Supplied data
══════════════════════════════

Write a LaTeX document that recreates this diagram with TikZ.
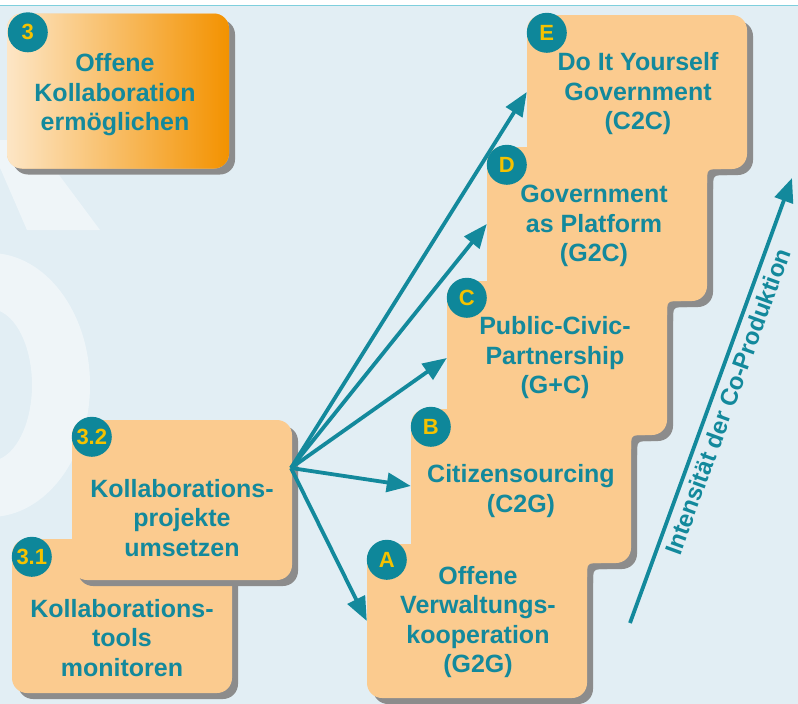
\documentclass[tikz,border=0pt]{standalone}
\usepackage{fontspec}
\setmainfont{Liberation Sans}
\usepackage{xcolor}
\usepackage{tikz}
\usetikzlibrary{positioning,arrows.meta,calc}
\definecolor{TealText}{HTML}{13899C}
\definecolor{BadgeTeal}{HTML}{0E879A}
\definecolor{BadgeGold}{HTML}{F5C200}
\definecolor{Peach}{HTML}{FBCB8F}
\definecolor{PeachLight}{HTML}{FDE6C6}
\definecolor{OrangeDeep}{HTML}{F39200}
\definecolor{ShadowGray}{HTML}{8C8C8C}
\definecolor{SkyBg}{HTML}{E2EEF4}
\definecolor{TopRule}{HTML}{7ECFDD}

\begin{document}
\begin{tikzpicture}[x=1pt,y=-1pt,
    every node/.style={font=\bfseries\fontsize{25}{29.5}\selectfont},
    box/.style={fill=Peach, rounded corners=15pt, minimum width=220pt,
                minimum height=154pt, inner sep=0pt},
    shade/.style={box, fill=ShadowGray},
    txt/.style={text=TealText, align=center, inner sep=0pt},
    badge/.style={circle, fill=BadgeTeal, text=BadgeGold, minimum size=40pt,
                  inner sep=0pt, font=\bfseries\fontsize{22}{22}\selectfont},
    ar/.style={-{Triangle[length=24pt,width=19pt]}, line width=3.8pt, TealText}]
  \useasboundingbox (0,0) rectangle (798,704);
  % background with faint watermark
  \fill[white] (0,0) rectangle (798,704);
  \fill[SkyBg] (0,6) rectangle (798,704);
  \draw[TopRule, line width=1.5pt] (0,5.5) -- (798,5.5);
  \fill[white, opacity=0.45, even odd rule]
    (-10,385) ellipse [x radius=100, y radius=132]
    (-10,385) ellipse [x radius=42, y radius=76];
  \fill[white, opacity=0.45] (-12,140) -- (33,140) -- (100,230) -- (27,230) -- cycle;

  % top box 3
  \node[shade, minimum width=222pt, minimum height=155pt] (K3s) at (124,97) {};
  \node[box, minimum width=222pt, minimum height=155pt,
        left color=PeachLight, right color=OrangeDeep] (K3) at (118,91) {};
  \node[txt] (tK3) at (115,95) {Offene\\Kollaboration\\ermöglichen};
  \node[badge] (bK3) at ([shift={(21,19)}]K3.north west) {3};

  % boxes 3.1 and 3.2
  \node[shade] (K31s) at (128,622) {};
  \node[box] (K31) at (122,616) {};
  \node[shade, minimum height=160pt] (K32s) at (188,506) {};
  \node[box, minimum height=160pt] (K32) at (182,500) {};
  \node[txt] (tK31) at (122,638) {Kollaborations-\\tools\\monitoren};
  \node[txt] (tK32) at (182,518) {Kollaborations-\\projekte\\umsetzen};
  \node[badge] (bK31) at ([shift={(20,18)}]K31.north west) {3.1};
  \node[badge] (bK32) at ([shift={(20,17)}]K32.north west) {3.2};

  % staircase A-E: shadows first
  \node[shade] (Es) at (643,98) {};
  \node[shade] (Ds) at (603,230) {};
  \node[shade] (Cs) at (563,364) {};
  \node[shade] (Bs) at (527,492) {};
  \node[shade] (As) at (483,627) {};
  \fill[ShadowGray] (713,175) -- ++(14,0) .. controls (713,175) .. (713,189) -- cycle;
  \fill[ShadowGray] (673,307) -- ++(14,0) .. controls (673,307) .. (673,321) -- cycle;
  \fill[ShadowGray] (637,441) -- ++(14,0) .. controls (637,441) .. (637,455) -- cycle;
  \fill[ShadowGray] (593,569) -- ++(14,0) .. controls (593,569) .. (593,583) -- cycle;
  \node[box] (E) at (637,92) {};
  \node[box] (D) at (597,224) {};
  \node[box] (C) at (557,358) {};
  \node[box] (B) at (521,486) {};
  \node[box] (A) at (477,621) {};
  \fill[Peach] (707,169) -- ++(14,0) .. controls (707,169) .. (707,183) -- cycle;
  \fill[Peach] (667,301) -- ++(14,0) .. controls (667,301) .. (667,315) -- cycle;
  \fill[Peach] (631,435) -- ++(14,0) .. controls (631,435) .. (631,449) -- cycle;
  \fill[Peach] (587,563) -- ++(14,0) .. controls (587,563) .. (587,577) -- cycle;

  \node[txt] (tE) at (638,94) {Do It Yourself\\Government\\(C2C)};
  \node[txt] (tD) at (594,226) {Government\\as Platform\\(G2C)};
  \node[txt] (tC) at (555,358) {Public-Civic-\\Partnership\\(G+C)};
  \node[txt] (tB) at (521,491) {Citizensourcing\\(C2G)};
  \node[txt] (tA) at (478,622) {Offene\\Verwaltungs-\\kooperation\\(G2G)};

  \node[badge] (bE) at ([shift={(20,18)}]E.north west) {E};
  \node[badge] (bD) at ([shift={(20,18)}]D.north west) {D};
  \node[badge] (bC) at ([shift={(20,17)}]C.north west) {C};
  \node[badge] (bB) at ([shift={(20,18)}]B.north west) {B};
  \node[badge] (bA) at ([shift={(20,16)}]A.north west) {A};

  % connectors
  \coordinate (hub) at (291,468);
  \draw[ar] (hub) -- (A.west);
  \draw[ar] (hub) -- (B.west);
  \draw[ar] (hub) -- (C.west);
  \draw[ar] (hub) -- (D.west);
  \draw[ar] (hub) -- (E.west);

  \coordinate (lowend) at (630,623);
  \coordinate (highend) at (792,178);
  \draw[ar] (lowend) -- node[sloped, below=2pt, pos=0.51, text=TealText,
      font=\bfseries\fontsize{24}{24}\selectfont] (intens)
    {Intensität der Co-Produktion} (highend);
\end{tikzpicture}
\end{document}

══════════════════════════════

Task to carry out
Leave the pictures out and copy the rest of the data exactly.

Task output
Write a LaTeX document that recreates this diagram with TikZ.
\documentclass[tikz,border=0pt]{standalone}
\usepackage{fontspec}
\setmainfont{Liberation Sans}
\usepackage{xcolor}
\usepackage{tikz}
\usetikzlibrary{positioning,arrows.meta,calc}
\definecolor{TealText}{HTML}{13899C}
\definecolor{BadgeTeal}{HTML}{0E879A}
\definecolor{BadgeGold}{HTML}{F5C200}
\definecolor{Peach}{HTML}{FBCB8F}
\definecolor{PeachLight}{HTML}{FDE6C6}
\definecolor{OrangeDeep}{HTML}{F39200}
\definecolor{ShadowGray}{HTML}{8C8C8C}
\definecolor{SkyBg}{HTML}{E2EEF4}
\definecolor{TopRule}{HTML}{7ECFDD}

\begin{document}
\begin{tikzpicture}[x=1pt,y=-1pt,
    every node/.style={font=\bfseries\fontsize{25}{29.5}\selectfont},
    box/.style={fill=Peach, rounded corners=15pt, minimum width=220pt,
                minimum height=154pt, inner sep=0pt},
    shade/.style={box, fill=ShadowGray},
    txt/.style={text=TealText, align=center, inner sep=0pt},
    badge/.style={circle, fill=BadgeTeal, text=BadgeGold, minimum size=40pt,
                  inner sep=0pt, font=\bfseries\fontsize{22}{22}\selectfont},
    ar/.style={-{Triangle[length=24pt,width=19pt]}, line width=3.8pt, TealText}]
  \useasboundingbox (0,0) rectangle (798,704);
  % background with faint watermark
  \fill[white] (0,0) rectangle (798,704);
  \fill[SkyBg] (0,6) rectangle (798,704);
  \draw[TopRule, line width=1.5pt] (0,5.5) -- (798,5.5);
  \fill[white, opacity=0.45, even odd rule]
    (-10,385) ellipse [x radius=100, y radius=132]
    (-10,385) ellipse [x radius=42, y radius=76];
  \fill[white, opacity=0.45] (-12,140) -- (33,140) -- (100,230) -- (27,230) -- cycle;

  % top box 3
  \node[shade, minimum width=222pt, minimum height=155pt] (K3s) at (124,97) {};
  \node[box, minimum width=222pt, minimum height=155pt,
        left color=PeachLight, right color=OrangeDeep] (K3) at (118,91) {};
  \node[txt] (tK3) at (115,95) {Offene\\Kollaboration\\ermöglichen};
  \node[badge] (bK3) at ([shift={(21,19)}]K3.north west) {3};

  % boxes 3.1 and 3.2
  \node[shade] (K31s) at (128,622) {};
  \node[box] (K31) at (122,616) {};
  \node[shade, minimum height=160pt] (K32s) at (188,506) {};
  \node[box, minimum height=160pt] (K32) at (182,500) {};
  \node[txt] (tK31) at (122,638) {Kollaborations-\\tools\\monitoren};
  \node[txt] (tK32) at (182,518) {Kollaborations-\\projekte\\umsetzen};
  \node[badge] (bK31) at ([shift={(20,18)}]K31.north west) {3.1};
  \node[badge] (bK32) at ([shift={(20,17)}]K32.north west) {3.2};

  % staircase A-E: shadows first
  \node[shade] (Es) at (643,98) {};
  \node[shade] (Ds) at (603,230) {};
  \node[shade] (Cs) at (563,364) {};
  \node[shade] (Bs) at (527,492) {};
  \node[shade] (As) at (483,627) {};
  \fill[ShadowGray] (713,175) -- ++(14,0) .. controls (713,175) .. (713,189) -- cycle;
  \fill[ShadowGray] (673,307) -- ++(14,0) .. controls (673,307) .. (673,321) -- cycle;
  \fill[ShadowGray] (637,441) -- ++(14,0) .. controls (637,441) .. (637,455) -- cycle;
  \fill[ShadowGray] (593,569) -- ++(14,0) .. controls (593,569) .. (593,583) -- cycle;
  \node[box] (E) at (637,92) {};
  \node[box] (D) at (597,224) {};
  \node[box] (C) at (557,358) {};
  \node[box] (B) at (521,486) {};
  \node[box] (A) at (477,621) {};
  \fill[Peach] (707,169) -- ++(14,0) .. controls (707,169) .. (707,183) -- cycle;
  \fill[Peach] (667,301) -- ++(14,0) .. controls (667,301) .. (667,315) -- cycle;
  \fill[Peach] (631,435) -- ++(14,0) .. controls (631,435) .. (631,449) -- cycle;
  \fill[Peach] (587,563) -- ++(14,0) .. controls (587,563) .. (587,577) -- cycle;

  \node[txt] (tE) at (638,94) {Do It Yourself\\Government\\(C2C)};
  \node[txt] (tD) at (594,226) {Government\\as Platform\\(G2C)};
  \node[txt] (tC) at (555,358) {Public-Civic-\\Partnership\\(G+C)};
  \node[txt] (tB) at (521,491) {Citizensourcing\\(C2G)};
  \node[txt] (tA) at (478,622) {Offene\\Verwaltungs-\\kooperation\\(G2G)};

  \node[badge] (bE) at ([shift={(20,18)}]E.north west) {E};
  \node[badge] (bD) at ([shift={(20,18)}]D.north west) {D};
  \node[badge] (bC) at ([shift={(20,17)}]C.north west) {C};
  \node[badge] (bB) at ([shift={(20,18)}]B.north west) {B};
  \node[badge] (bA) at ([shift={(20,16)}]A.north west) {A};

  % connectors
  \coordinate (hub) at (291,468);
  \draw[ar] (hub) -- (A.west);
  \draw[ar] (hub) -- (B.west);
  \draw[ar] (hub) -- (C.west);
  \draw[ar] (hub) -- (D.west);
  \draw[ar] (hub) -- (E.west);

  \coordinate (lowend) at (630,623);
  \coordinate (highend) at (792,178);
  \draw[ar] (lowend) -- node[sloped, below=2pt, pos=0.51, text=TealText,
      font=\bfseries\fontsize{24}{24}\selectfont] (intens)
    {Intensität der Co-Produktion} (highend);
\end{tikzpicture}
\end{document}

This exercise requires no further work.